Task goal: Retype word for word the first line of the listing and each line after it up to the line with "import plotly.graph_objects as go", with the pictures taken out.

Data shown:
______

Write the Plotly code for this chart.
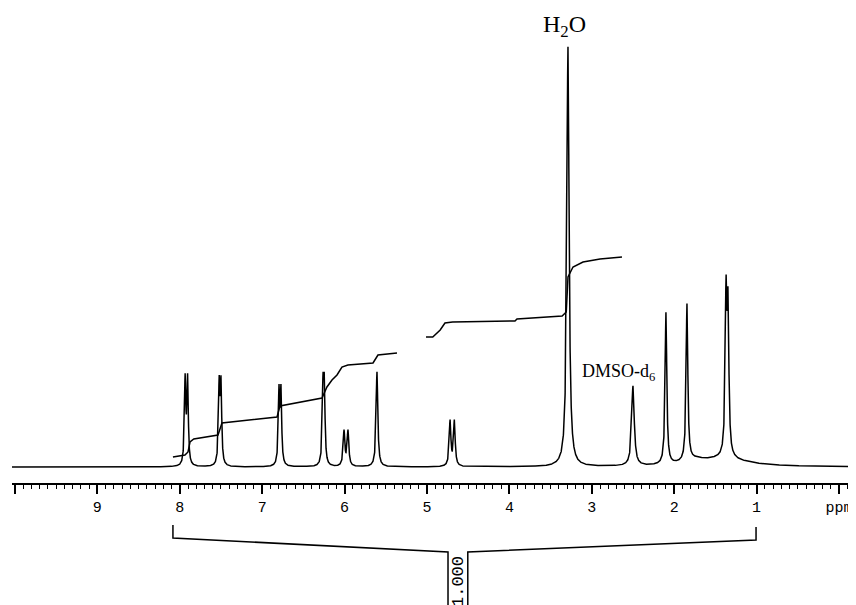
import numpy as np
import plotly.graph_objects as go

# ---- spectrum peaks ----
peak_ppm = [7.935, 7.905, 7.522, 7.500, 6.796, 6.772, 6.262, 6.246, 6.007, 5.959,
            5.607, 4.720, 4.668, 3.289, 2.500, 2.100, 1.845, 1.371, 1.347]
peak_height = [85, 85, 78, 78, 72, 72, 73, 73, 35, 35,
               95, 45, 45, 420, 80, 152, 157, 155, 140]
peak_hwhm = [0.010, 0.010, 0.010, 0.010, 0.010, 0.010, 0.010, 0.010, 0.012, 0.012,
             0.012, 0.012, 0.012, 0.016, 0.018, 0.012, 0.012, 0.012, 0.012]

# broad underlying humps
hump_ppm = [1.40, 1.75]
hump_height = [8, 4]
hump_hwhm = [0.35, 0.15]

# ---- integral trace (ppm, height) ----
int1_ppm = [8.083, 7.990, 7.937, 7.900, 7.876, 7.830, 7.536, 7.488, 6.820, 6.784,
            6.274, 6.214, 6.153, 6.092, 6.032, 5.960, 5.655, 5.595, 5.364]
int1_val = [10, 11, 12, 15, 25, 28, 32, 44, 50, 61,
            69, 80, 87, 92, 100, 102, 104, 112, 114]
int2_ppm = [5.012, 4.930, 4.840, 4.782, 4.690, 3.932, 3.908, 3.360, 3.310, 3.289,
            3.228, 3.107, 2.900, 2.634]
int2_val = [130, 130, 137, 144, 145, 146, 148, 151, 155, 190,
            200, 205, 208, 210]

# ---- integration bracket ----
bracket_left_ppm = [8.083, 8.083, 4.745, 4.745]
bracket_left_val = [-58, -71, -85, -150]
bracket_right_ppm = [4.505, 4.505, 1.007, 1.007]
bracket_right_val = [-150, -85, -73, -60]
integral_label = "1.000"

# ---- axis ticks ----
tick_vals = [0, 1, 2, 3, 4, 5, 6, 7, 8, 9, 10]
tick_text = ["ppm", "1", "2", "3", "4", "5", "6", "7", "8", "9", " "]

x = np.arange(-0.21, 10.04, 0.0008)
y = np.zeros_like(x)
for p, h, g in zip(peak_ppm + hump_ppm, peak_height + hump_height, peak_hwhm + hump_hwhm):
    y += h * g**2 / ((x - p) ** 2 + g**2)

line = dict(color="black", width=1.5)
fig = go.Figure()
fig.add_trace(go.Scatter(x=x, y=y, mode="lines", line=line, hoverinfo="skip"))
fig.add_trace(go.Scatter(x=int1_ppm, y=int1_val, mode="lines", line=line))
fig.add_trace(go.Scatter(x=int2_ppm, y=int2_val, mode="lines", line=line))
fig.add_trace(go.Scatter(x=bracket_left_ppm, y=bracket_left_val, mode="lines", line=line))
fig.add_trace(go.Scatter(x=bracket_right_ppm, y=bracket_right_val, mode="lines", line=line))

fig.add_annotation(x=3.337, y=441, text="H<sub>2</sub>O", showarrow=False,
                   font=dict(family="Liberation Serif", size=24, color="black"))
fig.add_annotation(x=2.68, y=95, text="DMSO-d<sub>6</sub>", showarrow=False,
                   font=dict(family="Liberation Serif", size=18, color="black"))
fig.add_annotation(x=4.624, y=-114, text=integral_label, showarrow=False, textangle=-90,
                   font=dict(family="Liberation Mono", size=17, color="black"))

# page body has an 8px default margin; figure is sized to fill the rest of the window
fig.update_layout(
    template="none",
    width=848, height=597,
    margin=dict(l=4, r=0, t=0, b=0),
    paper_bgcolor="white", plot_bgcolor="white",
    showlegend=False,
    xaxis=dict(
        range=[10.036, -0.206], anchor="free", position=0.2027,
        showline=True, linecolor="black", linewidth=1.5,
        ticks="outside", ticklen=9, tickwidth=1.5, tickcolor="black",
        tickvals=tick_vals, ticktext=tick_text,
        tickfont=dict(family="Liberation Mono", size=15, color="black"),
        minor=dict(dtick=0.1, ticks="outside", ticklen=4, tickwidth=1, tickcolor="black"),
        showgrid=False, zeroline=False, automargin=False,
    ),
    yaxis=dict(range=[-138, 459], visible=False, domain=[0, 1], automargin=False),
)

fig.write_html("out.html")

______

Final result:
Write the Plotly code for this chart.
import numpy as np
import plotly.graph_objects as go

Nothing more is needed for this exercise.